Q Do you think TARP, the U.S. Treasury's plan for injecting more capital into the banks, is a good idea?
A I think it was better than doing nothing. I think there were probably other things that could have been done. What I really liked in terms of the response was, and the problem was, people were operating in a very tight time constraint, so that has to be taken into account immediately. I thought the stress tests in early May; those were wonderful things. It would have been good to do those earlier.
Q Do you see it as a challenge coming into an environment where you're an economist, a theoretician, and you're going to be dealing with a lot of people who may not understand your equations in some of your studies? Are you worried about a language gap?
A First of all, I would question whether I'm a theoretician or not. I actually have a wide range of work, some of it is much more empirical than theoretical. I also think that being a theorist is very valuable. Having some theoretical training and knowledge, which many of my colleagues, I will add, on the FOMC [Federal Open Market Committee, the policy-setting arm of the Federal Reserve] have with me, I think it's very valuable. We're in a situation that we've not really encountered before. If you're in a situation which you've encountered many, many times, you don't need theorists that much, to be honest, because you've got data. If you don't have data, that's when you have to have the theorist coming in.
Q I suppose if you were truly a theorist, and only a theorist, I'd have to bring an interpreter with me.

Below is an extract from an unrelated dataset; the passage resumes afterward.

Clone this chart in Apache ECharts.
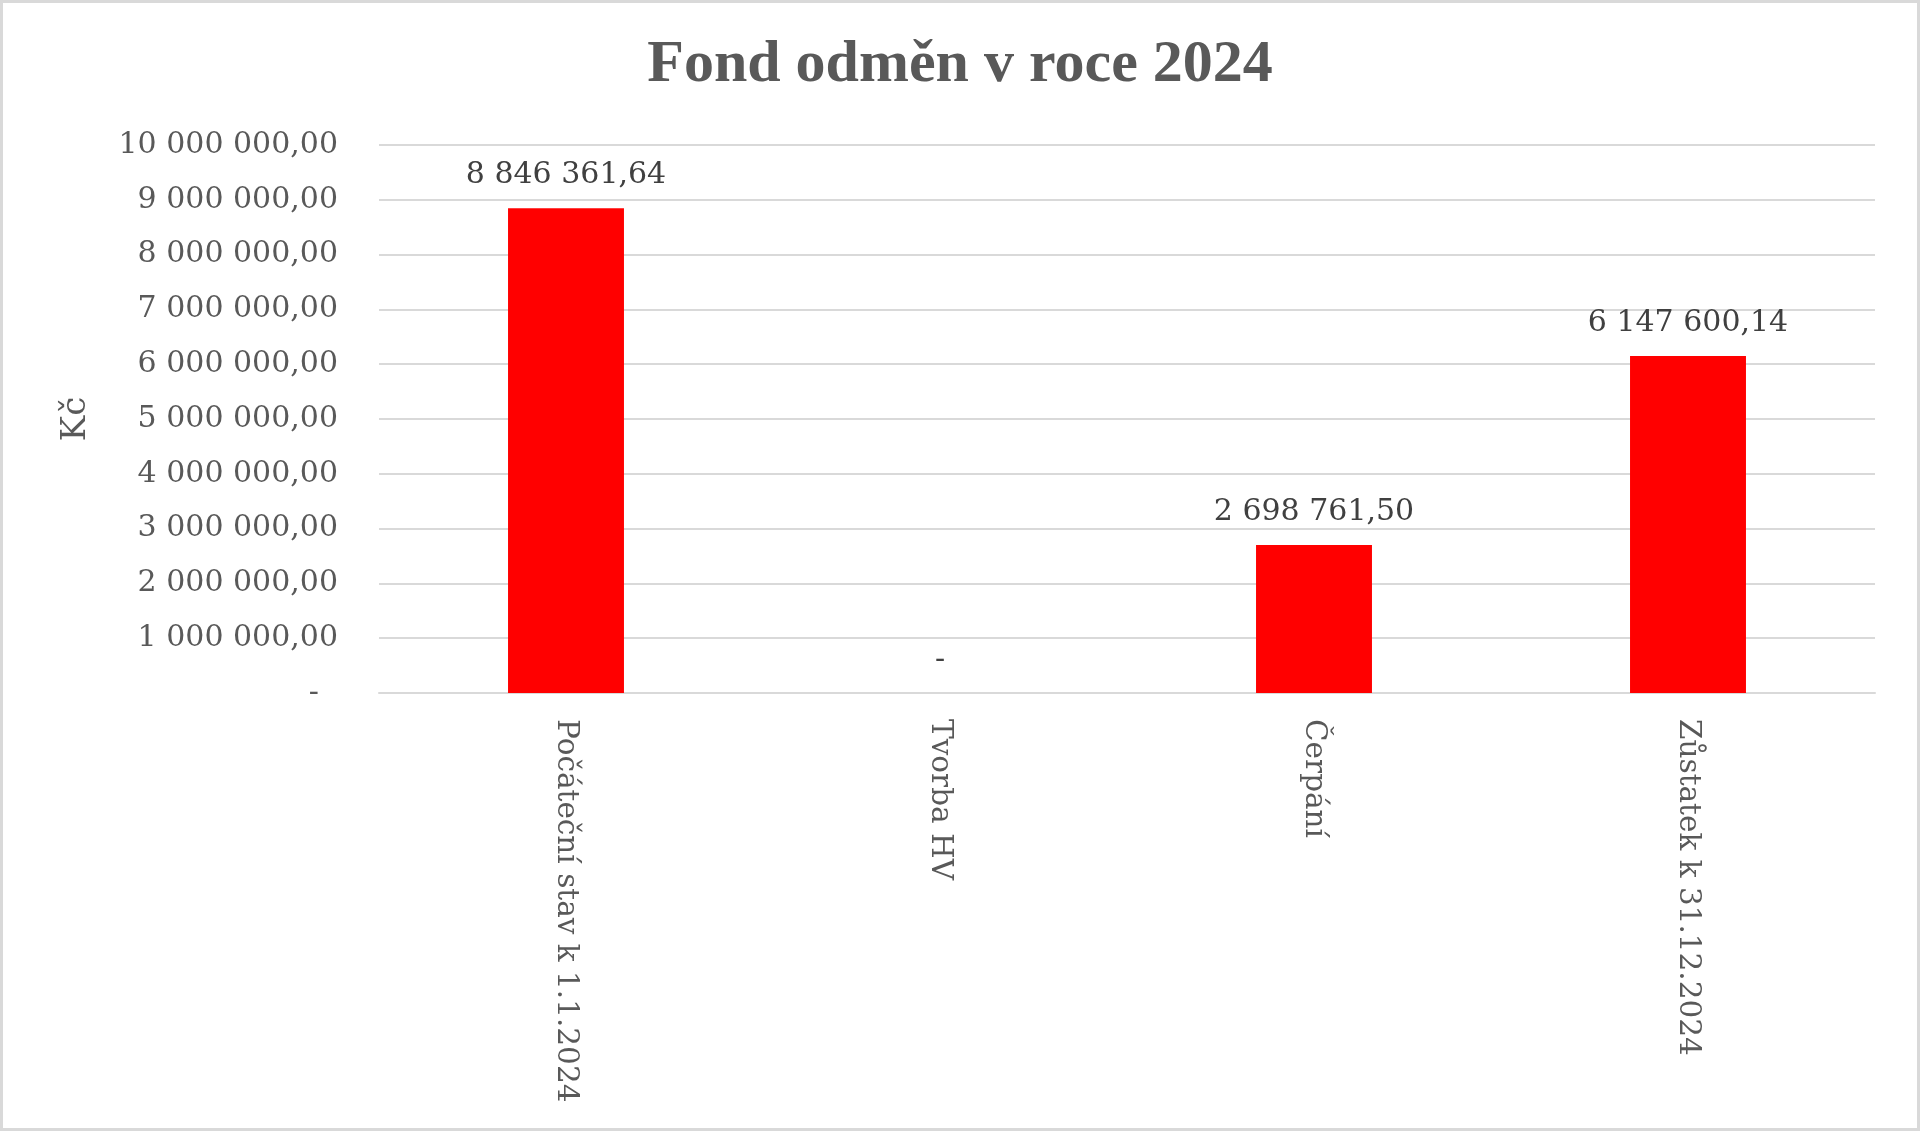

A [Laughter] It is true that when we develop our economic models we use a particular language, a convenient shortcut among ourselves, and it's important for us to be able to communicate, not just with the other members of the FOMC or the Board of Governors, but with the public at large. And I think we haven't necessarily done a great job of that as academic economists. But that's something that I'm planning to correct, going forward, for myself.